Meditation for Michaelmas
Dancing with Angels
Have you ever thought about the title of a book that you might like to write? You know, where you say, “I’d like to write a book with this title?” Sometimes certain phrases and ideas catch us that way and you say, “that would be a good title for a book.” Well, for me, one title of one book that strikes me that way would be “Dancing with Angels.”
Dancing with angels is, I think, a way of speaking about what we do every day in our spiritual and intellectual lives whether as students or teachers, priests or parishioners. Angels are very much about the principles of the understanding, the intellectual and spiritual principles that belong to our understanding of the human and the natural world. They remind us that there is more to reality than what meets the eye. They speak, in a kind of way, to that common feature of our humanity, our loneliness, or what Alistair MacLeod calls our “inarticulate loneliness” out of which comes the struggle to articulate and communicate.

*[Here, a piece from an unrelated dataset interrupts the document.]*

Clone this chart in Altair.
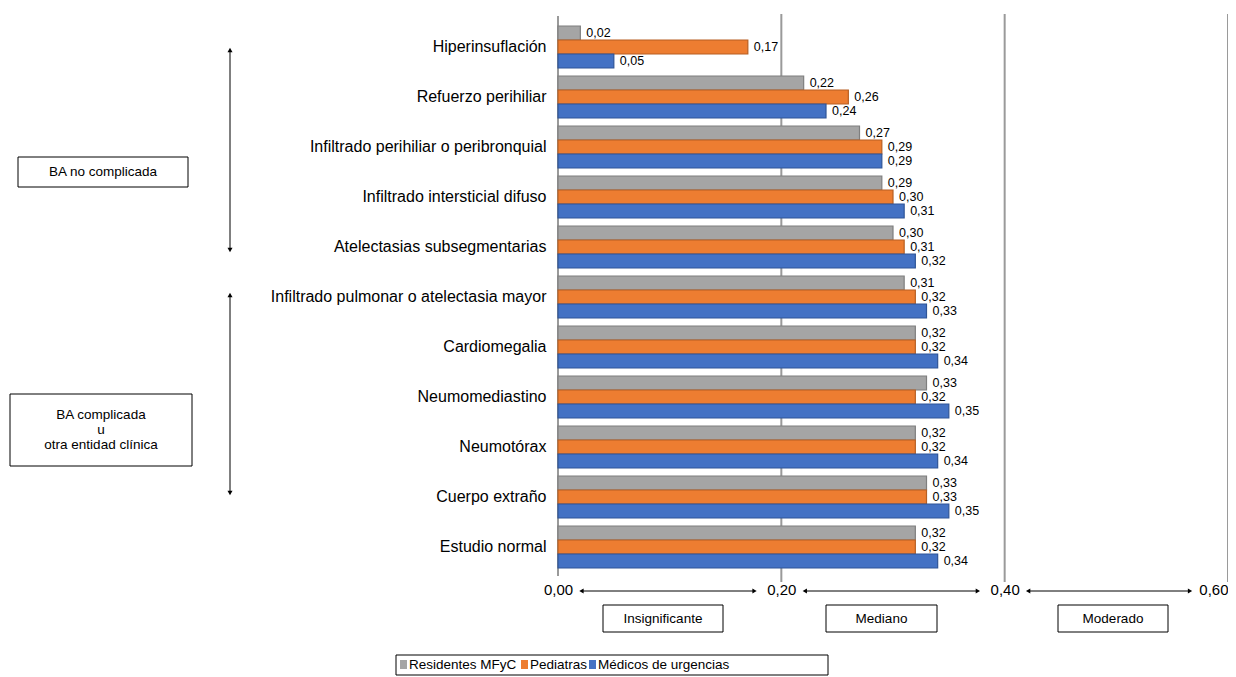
import altair as alt
import pandas as pd

categorias = [
    "Hiperinsuflación", "Refuerzo perihiliar", "Infiltrado perihiliar o peribronquial",
    "Infiltrado intersticial difuso", "Atelectasias subsegmentarias",
    "Infiltrado pulmonar o atelectasia mayor", "Cardiomegalia", "Neumomediastino",
    "Neumotórax", "Cuerpo extraño", "Estudio normal",
]
series = ["Residentes MFyC", "Pediatras", "Médicos de urgencias"]
colores = ["#a5a5a5", "#ed7d31", "#4472c4"]
bordes = ["#7f7f7f", "#b75f22", "#2f5597"]
residentes = [0.02, 0.22, 0.27, 0.29, 0.30, 0.31, 0.32, 0.33, 0.32, 0.33, 0.32]
pediatras = [0.17, 0.26, 0.29, 0.30, 0.31, 0.32, 0.32, 0.32, 0.32, 0.33, 0.32]
urgencias = [0.05, 0.24, 0.29, 0.31, 0.32, 0.33, 0.34, 0.35, 0.34, 0.35, 0.34]

rows = []
for s, vals in zip(series, [residentes, pediatras, urgencias]):
    for c, v in zip(categorias, vals):
        rows.append({"cat": c, "serie": s, "valor": v, "label": f"{v:.2f}".replace(".", ",")})
df = pd.DataFrame(rows)

FONT = "Liberation Sans"
W, H = 670, 550
xs = alt.Scale(domain=[0, 0.6], nice=False)
ys = alt.Scale(paddingInner=0.16, paddingOuter=0.08)
col = alt.Color("serie:N", sort=series, scale=alt.Scale(domain=series, range=colores), legend=None)
stk = alt.Stroke("serie:N", sort=series, scale=alt.Scale(domain=series, range=bordes), legend=None)

base = alt.Chart(df).encode(
    y=alt.Y("cat:N", sort=categorias, scale=ys, title=None,
            axis=alt.Axis(domain=False, ticks=False, labelFontSize=16, labelPadding=12,
                          labelColor="black", labelFont=FONT, labelLimit=400)),
    yOffset=alt.YOffset("serie:N", sort=series),
)
bars = base.mark_bar(strokeWidth=1.2).encode(
    x=alt.X("valor:Q", scale=xs, title=None,
            axis=alt.Axis(values=[0, 0.2, 0.4, 0.6], format=".2f",
                          labelExpr="replace(datum.label, '.', ',')", domain=False, ticks=False,
                          grid=False, labelFontSize=15, labelColor="black", labelFont=FONT,
                          labelPadding=10, labelFlush=False,
                          labelAlign=alt.ExprRef(expr="datum.value >= 0.6 ? 'right' : 'center'"))),
    color=col, stroke=stk,
)
labels = base.mark_text(align="left", dx=6, fontSize=12.5, font=FONT, color="black").encode(
    x=alt.X("valor:Q", scale=xs), text="label:N")

one = pd.DataFrame({"a": [0]})


def rule(x, x2, y, y2):
    return alt.Chart(one).mark_rule(color="black", strokeWidth=1).encode(
        x=x, x2=x2, y=y, y2=y2)


def head(x, y, shape):
    return alt.Chart(one).mark_point(shape=shape, filled=True, color="black", size=25, opacity=1).encode(x=x, y=y)


def box(x, x2, y, y2, text, lines=1):
    r = alt.Chart(one).mark_rect(fill="white", stroke="black", strokeWidth=1).encode(
        x=alt.value(x), x2=alt.value(x2), y=alt.value(y), y2=alt.value(y2))
    t = alt.Chart(one).mark_text(fontSize=13.5, font=FONT, color="black", lineHeight=15).encode(
        x=alt.value((x + x2) / 2), y=alt.value((y + y2) / 2 - (lines - 1) * 7.5),
        text=alt.value(text.split("\n") if lines > 1 else text))
    return r + t


layers = []
# vertical grid lines
for v in [0.2, 0.4, 0.6]:
    layers.append(alt.Chart(pd.DataFrame({"v": [v]})).mark_rule(color="#9a9a9a", strokeWidth=2).encode(
        x=alt.X("v:Q", scale=xs), y=alt.value(-8), y2=alt.value(H + 10)))
layers.append(alt.Chart(one).mark_rule(color="#9a9a9a", strokeWidth=2).encode(
    x=alt.value(0), y=alt.value(-6), y2=alt.value(H + 4)))

# horizontal arrows
AY = 569
for a, b in [(0.021, 0.176), (0.221, 0.376), (0.421, 0.566)]:
    pa = pd.DataFrame({"a": [a], "b": [b]})
    layers.append(alt.Chart(pa).mark_rule(color="black").encode(
        x=alt.X("a:Q", scale=xs), x2="b:Q", y=alt.value(AY)))
    layers.append(alt.Chart(pa).mark_point(shape="triangle-left", filled=True, color="black", size=25, opacity=1).encode(
        x=alt.X("a:Q", scale=xs), y=alt.value(AY)))
    layers.append(alt.Chart(pa).mark_point(shape="triangle-right", filled=True, color="black", size=25, opacity=1).encode(
        x=alt.X("b:Q", scale=xs), y=alt.value(AY)))

# vertical arrows
VX = 230 - 558
for y1, y2 in [(28, 228), (273, 471)]:
    layers.append(rule(alt.value(VX), alt.value(VX), alt.value(y1), alt.value(y2)))
    layers.append(head(alt.value(VX), alt.value(y1), "triangle-up"))
    layers.append(head(alt.value(VX), alt.value(y2), "triangle-down"))

layers.append(box(18 - 558, 188 - 558, 135, 165, "BA no complicada"))
layers.append(box(10 - 558, 192 - 558, 372, 444, "BA complicada\nu\notra entidad clínica", 3))
layers.append(box(603 - 558, 723 - 558, 583, 610, "Insignificante"))
layers.append(box(826 - 558, 937 - 558, 583, 610, "Mediano"))
layers.append(box(1058 - 558, 1168 - 558, 583, 610, "Moderado"))

# legend
LY = 643
layers.append(alt.Chart(one).mark_rect(fill="white", stroke="black").encode(
    x=alt.value(396 - 558), x2=alt.value(828 - 558), y=alt.value(LY - 10), y2=alt.value(LY + 10)))
for s, c, lx in zip(series, colores, [400, 521, 589]):
    layers.append(alt.Chart(one).mark_rect(fill=c).encode(
        x=alt.value(lx - 558), x2=alt.value(lx - 558 + 7), y=alt.value(LY - 5), y2=alt.value(LY + 4)))
    layers.append(alt.Chart(one).mark_text(align="left", fontSize=13.5, font=FONT, color="black").encode(
        x=alt.value(lx - 558 + 9), y=alt.value(LY), text=alt.value(s)))

chart = alt.layer(*layers, bars, labels).properties(
    width=W, height=H,
    autosize=alt.AutoSizeParams(type="none"),
    padding={"left": 550, "top": 14, "right": 0, "bottom": 110},
).configure_view(stroke=None)

chart.save("out.html", embed_options={"renderer": "svg", "actions": False})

The angels remind us that we have dance partners in the pursuit of understanding and in the struggle to act rightly and to be good.
In the year 1257, perhaps even what has come to be known as Michaelmas term, at the University of Paris, Thomas Aquinas, affectionately known as Doctor Angelicus, the angelic doctor, undertook in the Quaestiones Disputatae de Veritate, “Disputed Questions on Truth,” the question “Can a man be taught by an Angel?”(Q. 11, art.iii). Angels can teach us, he says, not by supplanting what is given by the light of nature or the light of grace, the human and the divine respectively, but as he says, by “moving the imagination and strengthening the light of understanding.”
Angels help us to understand the terrible, hard and harsh events of our own world and day. After all, will we really even begin to comprehend the terror of terrorism, for example, merely through the lenses of social and economic determinism? Don’t we need the spiritual wisdom which talks about the struggles between the good and evil which we are afraid to name, the spiritual struggles which the religions of the world in their truth and integrity contemplate and know?